WORK REQUIRED = Restate, exactly and without pictures, the lines from the start of the listing below through the line holding "12.0, 12.5, 13.0];".
--- START OF DATA SEGMENT ---
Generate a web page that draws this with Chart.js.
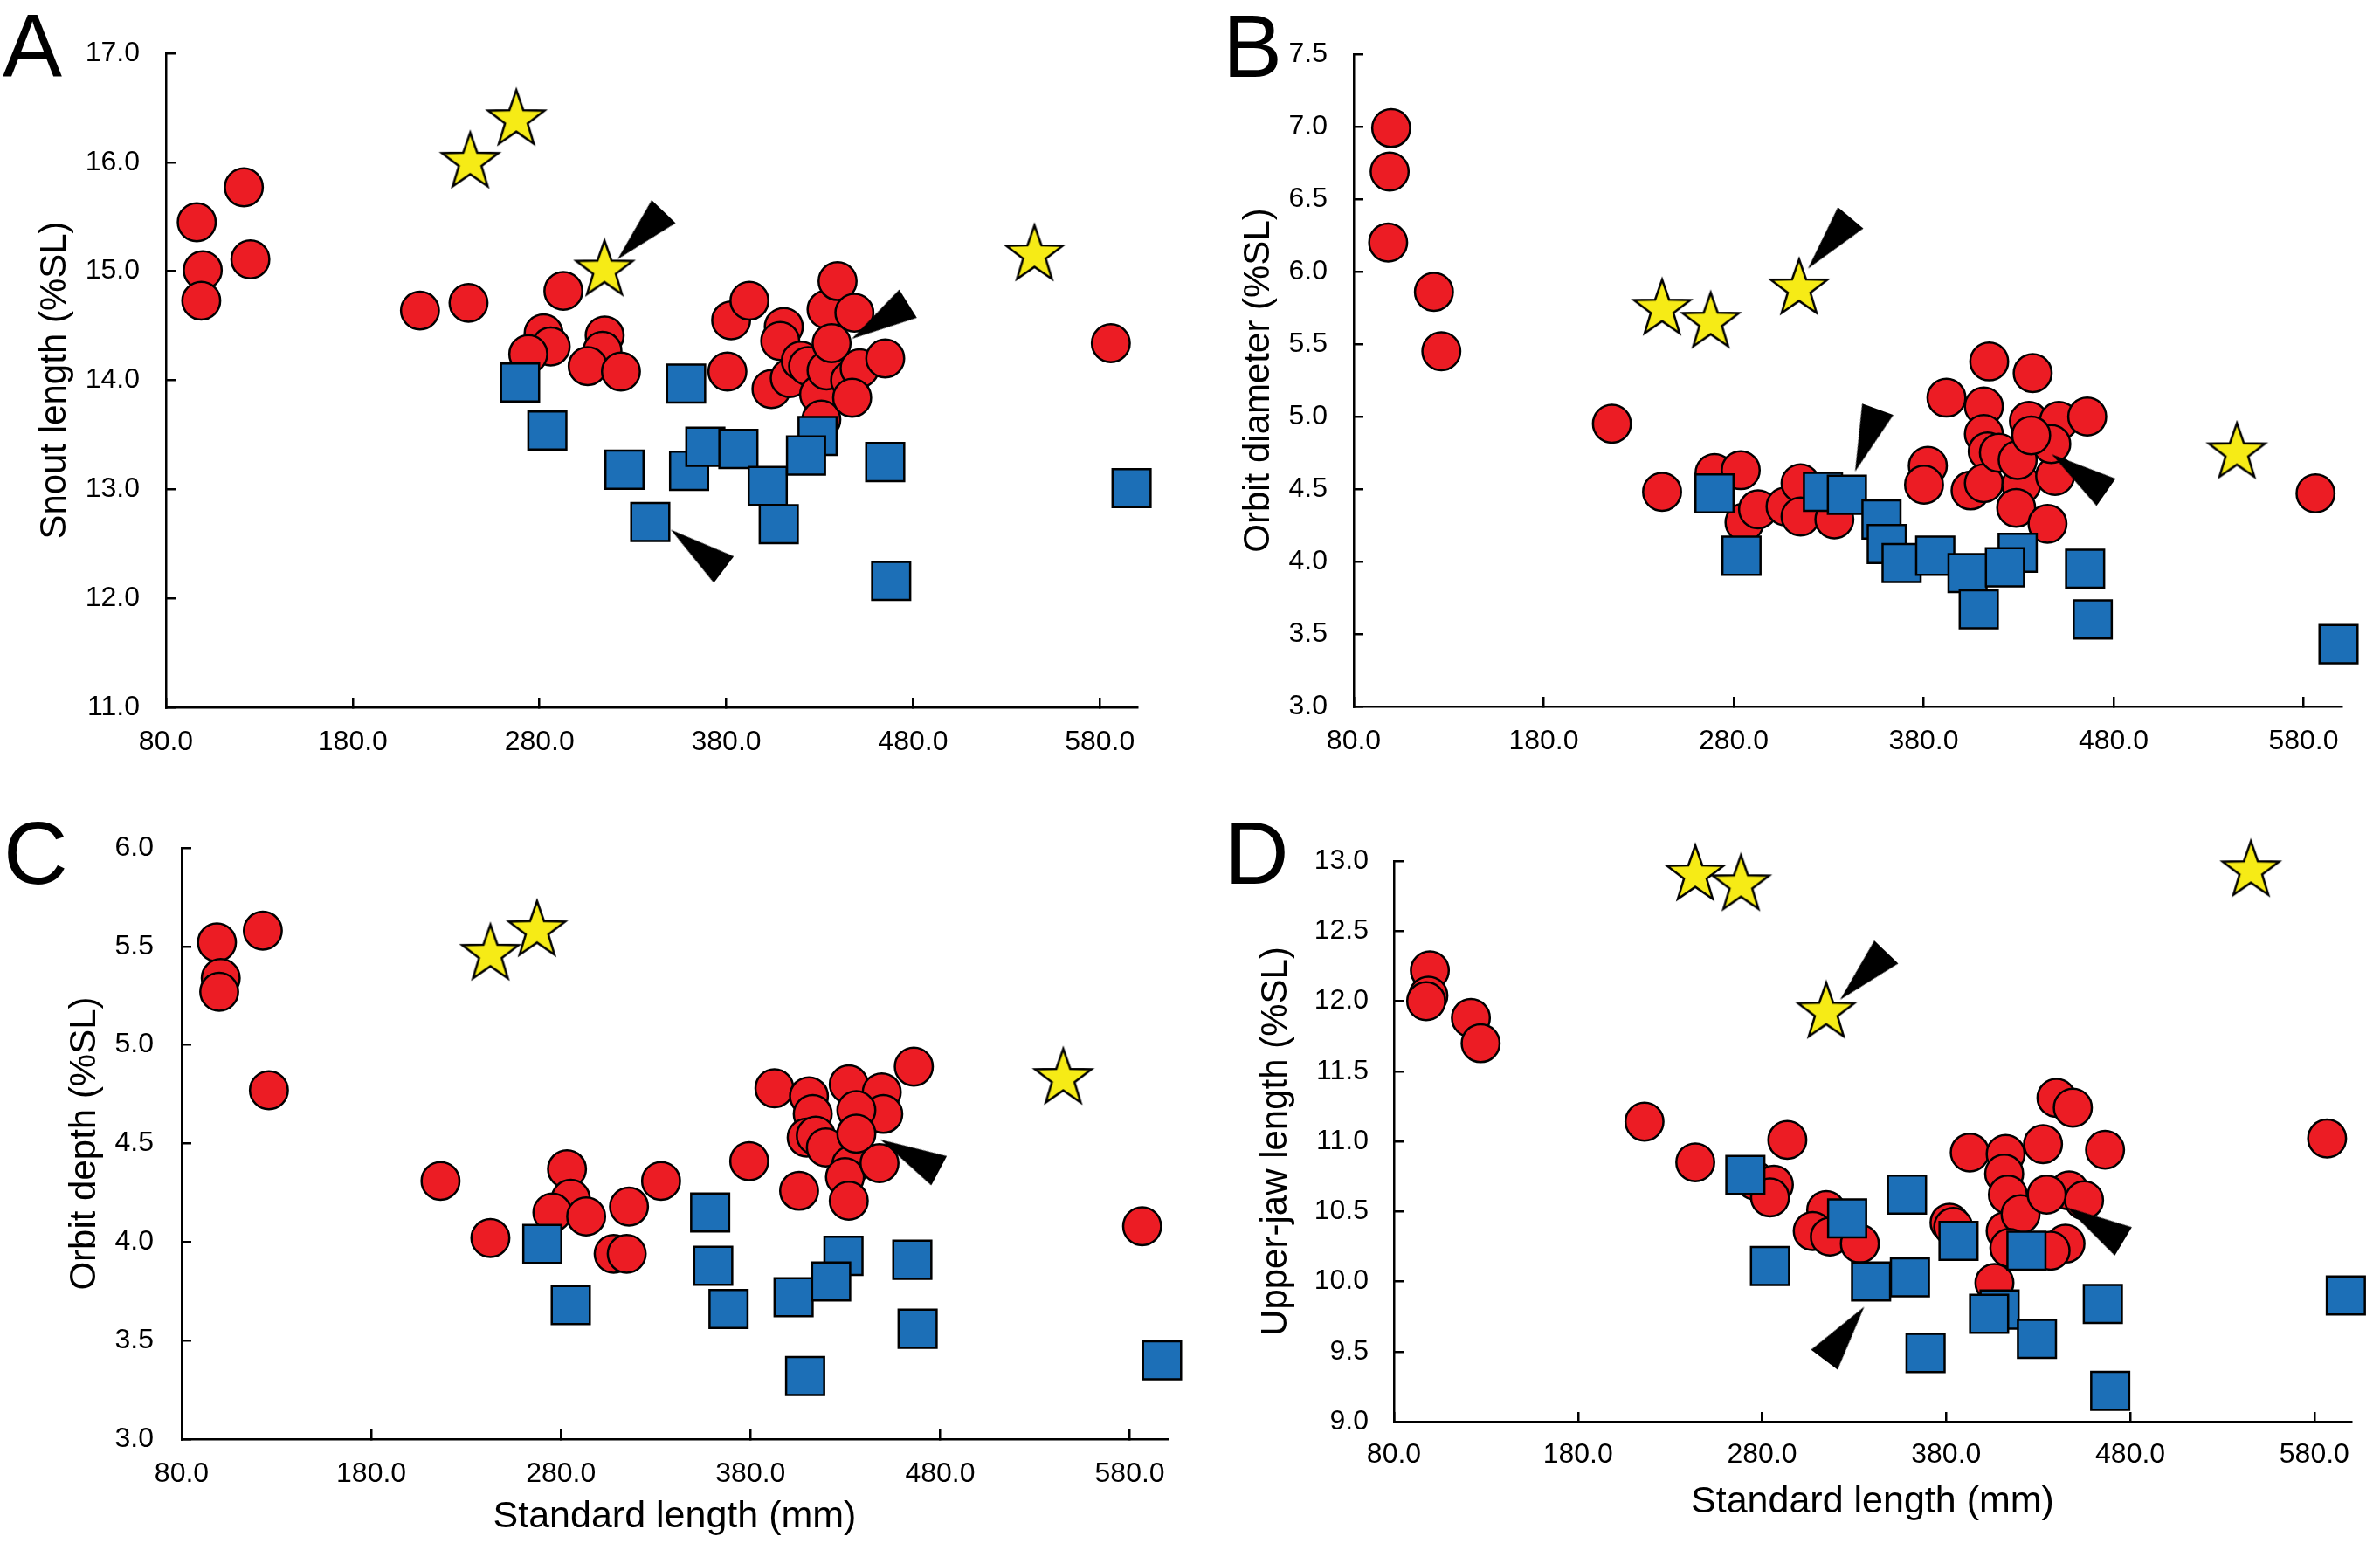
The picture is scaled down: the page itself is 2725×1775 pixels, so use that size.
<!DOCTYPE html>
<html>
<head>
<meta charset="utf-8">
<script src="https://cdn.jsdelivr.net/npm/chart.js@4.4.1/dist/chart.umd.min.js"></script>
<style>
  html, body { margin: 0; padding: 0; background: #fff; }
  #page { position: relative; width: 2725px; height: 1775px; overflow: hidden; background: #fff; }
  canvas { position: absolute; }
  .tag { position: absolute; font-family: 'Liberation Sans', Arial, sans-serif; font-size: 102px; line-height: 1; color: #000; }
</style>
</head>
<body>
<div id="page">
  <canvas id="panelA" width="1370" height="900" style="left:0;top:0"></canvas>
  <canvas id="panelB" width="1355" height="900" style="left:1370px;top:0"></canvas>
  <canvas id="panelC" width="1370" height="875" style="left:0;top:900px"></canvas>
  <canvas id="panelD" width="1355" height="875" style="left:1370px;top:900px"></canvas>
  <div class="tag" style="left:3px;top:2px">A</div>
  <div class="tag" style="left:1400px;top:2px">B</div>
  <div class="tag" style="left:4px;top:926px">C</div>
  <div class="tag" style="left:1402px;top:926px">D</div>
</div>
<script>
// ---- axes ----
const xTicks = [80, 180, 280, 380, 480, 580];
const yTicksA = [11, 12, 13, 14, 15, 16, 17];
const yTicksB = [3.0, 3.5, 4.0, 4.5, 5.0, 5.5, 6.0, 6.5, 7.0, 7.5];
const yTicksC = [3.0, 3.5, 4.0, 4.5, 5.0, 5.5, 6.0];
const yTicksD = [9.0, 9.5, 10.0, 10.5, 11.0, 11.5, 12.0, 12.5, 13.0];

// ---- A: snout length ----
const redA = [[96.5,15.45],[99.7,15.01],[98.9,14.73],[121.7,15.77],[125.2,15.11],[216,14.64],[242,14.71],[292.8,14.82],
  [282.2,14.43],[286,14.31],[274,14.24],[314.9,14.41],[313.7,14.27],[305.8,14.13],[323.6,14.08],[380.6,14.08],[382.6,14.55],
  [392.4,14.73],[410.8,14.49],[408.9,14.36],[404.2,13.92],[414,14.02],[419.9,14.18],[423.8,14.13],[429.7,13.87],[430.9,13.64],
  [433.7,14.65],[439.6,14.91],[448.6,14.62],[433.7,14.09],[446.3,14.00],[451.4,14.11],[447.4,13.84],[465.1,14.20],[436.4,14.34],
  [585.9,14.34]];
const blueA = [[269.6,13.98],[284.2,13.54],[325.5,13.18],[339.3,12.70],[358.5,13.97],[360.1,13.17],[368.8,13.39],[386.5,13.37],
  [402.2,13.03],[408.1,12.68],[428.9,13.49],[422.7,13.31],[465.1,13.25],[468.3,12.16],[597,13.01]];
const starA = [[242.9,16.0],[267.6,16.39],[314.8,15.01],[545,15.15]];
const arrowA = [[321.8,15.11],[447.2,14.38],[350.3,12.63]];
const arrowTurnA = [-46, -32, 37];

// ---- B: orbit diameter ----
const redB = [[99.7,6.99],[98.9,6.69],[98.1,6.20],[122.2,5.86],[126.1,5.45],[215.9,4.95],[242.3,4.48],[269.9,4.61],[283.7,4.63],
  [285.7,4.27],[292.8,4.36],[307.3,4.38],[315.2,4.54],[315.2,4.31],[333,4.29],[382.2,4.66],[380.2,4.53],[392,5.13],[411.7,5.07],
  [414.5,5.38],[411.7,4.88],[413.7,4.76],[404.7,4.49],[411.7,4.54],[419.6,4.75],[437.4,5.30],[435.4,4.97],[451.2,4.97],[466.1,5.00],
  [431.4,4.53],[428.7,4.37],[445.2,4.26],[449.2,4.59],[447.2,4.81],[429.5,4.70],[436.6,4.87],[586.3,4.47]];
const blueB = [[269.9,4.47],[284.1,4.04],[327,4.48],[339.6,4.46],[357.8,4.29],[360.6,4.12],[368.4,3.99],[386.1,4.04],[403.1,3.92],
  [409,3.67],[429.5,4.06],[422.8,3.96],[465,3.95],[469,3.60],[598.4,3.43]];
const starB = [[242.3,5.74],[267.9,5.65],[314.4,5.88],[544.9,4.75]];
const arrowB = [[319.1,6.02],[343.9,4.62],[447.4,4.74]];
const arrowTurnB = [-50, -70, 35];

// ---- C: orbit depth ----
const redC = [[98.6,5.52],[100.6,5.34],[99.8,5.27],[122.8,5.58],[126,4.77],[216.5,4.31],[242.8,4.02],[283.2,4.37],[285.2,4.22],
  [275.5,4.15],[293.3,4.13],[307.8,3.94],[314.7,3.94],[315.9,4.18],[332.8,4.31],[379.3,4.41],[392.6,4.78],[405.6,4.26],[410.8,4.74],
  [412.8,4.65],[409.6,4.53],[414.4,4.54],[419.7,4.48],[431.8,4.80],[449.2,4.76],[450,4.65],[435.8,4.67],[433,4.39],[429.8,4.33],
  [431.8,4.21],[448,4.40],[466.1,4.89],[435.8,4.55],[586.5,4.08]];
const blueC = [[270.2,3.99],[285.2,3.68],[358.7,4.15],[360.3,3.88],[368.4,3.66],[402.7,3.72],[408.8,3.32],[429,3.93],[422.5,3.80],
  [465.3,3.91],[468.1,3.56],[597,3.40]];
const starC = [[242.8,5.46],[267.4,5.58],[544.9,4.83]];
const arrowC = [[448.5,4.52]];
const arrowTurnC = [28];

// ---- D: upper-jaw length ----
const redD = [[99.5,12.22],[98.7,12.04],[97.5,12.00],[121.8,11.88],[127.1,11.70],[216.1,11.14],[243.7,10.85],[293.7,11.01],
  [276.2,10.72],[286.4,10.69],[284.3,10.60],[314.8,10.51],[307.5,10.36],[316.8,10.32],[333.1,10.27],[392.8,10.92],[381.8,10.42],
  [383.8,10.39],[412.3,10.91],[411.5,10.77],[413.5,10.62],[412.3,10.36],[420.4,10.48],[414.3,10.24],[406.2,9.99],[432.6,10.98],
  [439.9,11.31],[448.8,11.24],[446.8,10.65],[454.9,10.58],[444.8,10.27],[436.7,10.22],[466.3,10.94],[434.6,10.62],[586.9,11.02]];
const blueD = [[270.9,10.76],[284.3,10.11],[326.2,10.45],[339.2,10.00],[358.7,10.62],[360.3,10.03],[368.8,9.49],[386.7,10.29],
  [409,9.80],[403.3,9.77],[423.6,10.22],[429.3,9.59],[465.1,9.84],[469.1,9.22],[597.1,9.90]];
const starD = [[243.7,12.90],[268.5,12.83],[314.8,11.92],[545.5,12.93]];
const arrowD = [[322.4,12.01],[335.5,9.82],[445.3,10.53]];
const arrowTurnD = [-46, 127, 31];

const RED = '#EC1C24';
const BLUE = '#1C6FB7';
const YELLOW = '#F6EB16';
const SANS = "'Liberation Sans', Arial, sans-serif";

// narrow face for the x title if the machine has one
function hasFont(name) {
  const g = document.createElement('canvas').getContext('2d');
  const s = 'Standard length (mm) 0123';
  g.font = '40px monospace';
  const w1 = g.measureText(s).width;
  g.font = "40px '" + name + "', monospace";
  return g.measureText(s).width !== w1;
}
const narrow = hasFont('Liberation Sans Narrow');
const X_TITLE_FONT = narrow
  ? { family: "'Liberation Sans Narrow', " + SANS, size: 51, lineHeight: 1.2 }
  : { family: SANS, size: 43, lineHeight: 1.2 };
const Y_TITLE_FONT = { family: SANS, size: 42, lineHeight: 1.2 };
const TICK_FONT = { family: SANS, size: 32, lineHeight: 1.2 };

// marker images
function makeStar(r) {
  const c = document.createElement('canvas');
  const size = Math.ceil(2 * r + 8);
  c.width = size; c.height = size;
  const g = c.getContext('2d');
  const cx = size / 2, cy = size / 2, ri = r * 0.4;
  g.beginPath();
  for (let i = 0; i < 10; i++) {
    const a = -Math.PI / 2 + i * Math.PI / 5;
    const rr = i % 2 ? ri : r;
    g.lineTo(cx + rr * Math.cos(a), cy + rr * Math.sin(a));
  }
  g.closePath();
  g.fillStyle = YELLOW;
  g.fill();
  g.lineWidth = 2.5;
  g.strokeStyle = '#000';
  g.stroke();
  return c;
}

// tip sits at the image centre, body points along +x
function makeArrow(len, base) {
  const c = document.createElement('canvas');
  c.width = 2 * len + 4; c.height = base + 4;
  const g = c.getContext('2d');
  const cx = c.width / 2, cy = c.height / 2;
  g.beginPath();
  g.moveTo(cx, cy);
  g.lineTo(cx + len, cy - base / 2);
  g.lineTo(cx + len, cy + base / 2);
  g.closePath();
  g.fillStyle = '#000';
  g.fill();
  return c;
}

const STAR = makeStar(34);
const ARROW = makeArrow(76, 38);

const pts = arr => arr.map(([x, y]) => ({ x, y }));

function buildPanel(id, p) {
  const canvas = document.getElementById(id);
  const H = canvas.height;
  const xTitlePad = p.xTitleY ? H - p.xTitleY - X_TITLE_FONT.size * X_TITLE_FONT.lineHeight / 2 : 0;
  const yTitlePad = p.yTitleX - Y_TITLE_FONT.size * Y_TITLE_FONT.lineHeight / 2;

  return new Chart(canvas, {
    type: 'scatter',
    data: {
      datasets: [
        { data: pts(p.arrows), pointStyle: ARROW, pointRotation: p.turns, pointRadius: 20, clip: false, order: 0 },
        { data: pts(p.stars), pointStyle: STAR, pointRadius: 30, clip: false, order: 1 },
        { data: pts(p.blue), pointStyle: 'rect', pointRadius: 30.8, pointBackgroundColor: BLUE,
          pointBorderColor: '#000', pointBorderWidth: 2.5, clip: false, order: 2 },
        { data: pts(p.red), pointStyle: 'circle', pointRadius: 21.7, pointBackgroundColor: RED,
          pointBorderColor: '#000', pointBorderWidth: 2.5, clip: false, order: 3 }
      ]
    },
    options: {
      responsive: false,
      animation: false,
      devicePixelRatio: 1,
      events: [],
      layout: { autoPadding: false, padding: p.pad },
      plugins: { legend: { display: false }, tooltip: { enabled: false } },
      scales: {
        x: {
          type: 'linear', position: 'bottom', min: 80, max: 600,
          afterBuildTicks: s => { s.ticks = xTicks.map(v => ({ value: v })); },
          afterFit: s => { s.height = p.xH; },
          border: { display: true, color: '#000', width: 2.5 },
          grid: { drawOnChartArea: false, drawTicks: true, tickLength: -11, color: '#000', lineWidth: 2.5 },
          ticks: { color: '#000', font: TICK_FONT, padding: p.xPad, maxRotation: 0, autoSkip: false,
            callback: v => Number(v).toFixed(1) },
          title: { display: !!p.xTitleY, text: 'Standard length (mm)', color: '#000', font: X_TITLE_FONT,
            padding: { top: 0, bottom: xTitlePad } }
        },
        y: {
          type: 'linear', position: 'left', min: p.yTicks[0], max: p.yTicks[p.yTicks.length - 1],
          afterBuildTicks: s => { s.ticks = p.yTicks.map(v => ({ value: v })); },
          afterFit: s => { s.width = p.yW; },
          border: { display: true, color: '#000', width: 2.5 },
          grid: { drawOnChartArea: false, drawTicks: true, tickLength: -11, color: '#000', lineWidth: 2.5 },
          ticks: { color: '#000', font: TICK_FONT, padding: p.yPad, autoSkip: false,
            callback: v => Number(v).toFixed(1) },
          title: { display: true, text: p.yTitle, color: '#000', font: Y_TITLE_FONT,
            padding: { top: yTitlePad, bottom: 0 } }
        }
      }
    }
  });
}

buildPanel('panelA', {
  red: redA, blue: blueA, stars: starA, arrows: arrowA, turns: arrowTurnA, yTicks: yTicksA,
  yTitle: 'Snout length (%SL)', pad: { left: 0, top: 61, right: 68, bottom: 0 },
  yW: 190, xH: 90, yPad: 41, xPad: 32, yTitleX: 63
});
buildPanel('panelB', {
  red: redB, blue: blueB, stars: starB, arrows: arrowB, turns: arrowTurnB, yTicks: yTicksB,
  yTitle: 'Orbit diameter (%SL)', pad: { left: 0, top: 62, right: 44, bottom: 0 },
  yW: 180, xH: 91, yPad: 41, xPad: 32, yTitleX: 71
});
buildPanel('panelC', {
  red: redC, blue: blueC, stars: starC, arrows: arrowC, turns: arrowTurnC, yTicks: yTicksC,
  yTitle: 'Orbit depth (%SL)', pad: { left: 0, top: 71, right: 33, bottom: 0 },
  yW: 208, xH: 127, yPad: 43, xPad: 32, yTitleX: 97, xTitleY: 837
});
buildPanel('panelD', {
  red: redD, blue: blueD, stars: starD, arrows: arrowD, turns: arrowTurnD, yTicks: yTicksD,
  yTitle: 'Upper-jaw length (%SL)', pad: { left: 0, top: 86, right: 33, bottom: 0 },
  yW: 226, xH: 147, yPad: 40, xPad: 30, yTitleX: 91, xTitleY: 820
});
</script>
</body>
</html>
--- END OF DATA SEGMENT ---
FULL SOLUTION =
Generate a web page that draws this with Chart.js.
The picture is scaled down: the page itself is 2725×1775 pixels, so use that size.
<!DOCTYPE html>
<html>
<head>
<meta charset="utf-8">
<script src="https://cdn.jsdelivr.net/npm/chart.js@4.4.1/dist/chart.umd.min.js"></script>
<style>
  html, body { margin: 0; padding: 0; background: #fff; }
  #page { position: relative; width: 2725px; height: 1775px; overflow: hidden; background: #fff; }
  canvas { position: absolute; }
  .tag { position: absolute; font-family: 'Liberation Sans', Arial, sans-serif; font-size: 102px; line-height: 1; color: #000; }
</style>
</head>
<body>
<div id="page">
  <canvas id="panelA" width="1370" height="900" style="left:0;top:0"></canvas>
  <canvas id="panelB" width="1355" height="900" style="left:1370px;top:0"></canvas>
  <canvas id="panelC" width="1370" height="875" style="left:0;top:900px"></canvas>
  <canvas id="panelD" width="1355" height="875" style="left:1370px;top:900px"></canvas>
  <div class="tag" style="left:3px;top:2px">A</div>
  <div class="tag" style="left:1400px;top:2px">B</div>
  <div class="tag" style="left:4px;top:926px">C</div>
  <div class="tag" style="left:1402px;top:926px">D</div>
</div>
<script>
// ---- axes ----
const xTicks = [80, 180, 280, 380, 480, 580];
const yTicksA = [11, 12, 13, 14, 15, 16, 17];
const yTicksB = [3.0, 3.5, 4.0, 4.5, 5.0, 5.5, 6.0, 6.5, 7.0, 7.5];
const yTicksC = [3.0, 3.5, 4.0, 4.5, 5.0, 5.5, 6.0];
const yTicksD = [9.0, 9.5, 10.0, 10.5, 11.0, 11.5, 12.0, 12.5, 13.0];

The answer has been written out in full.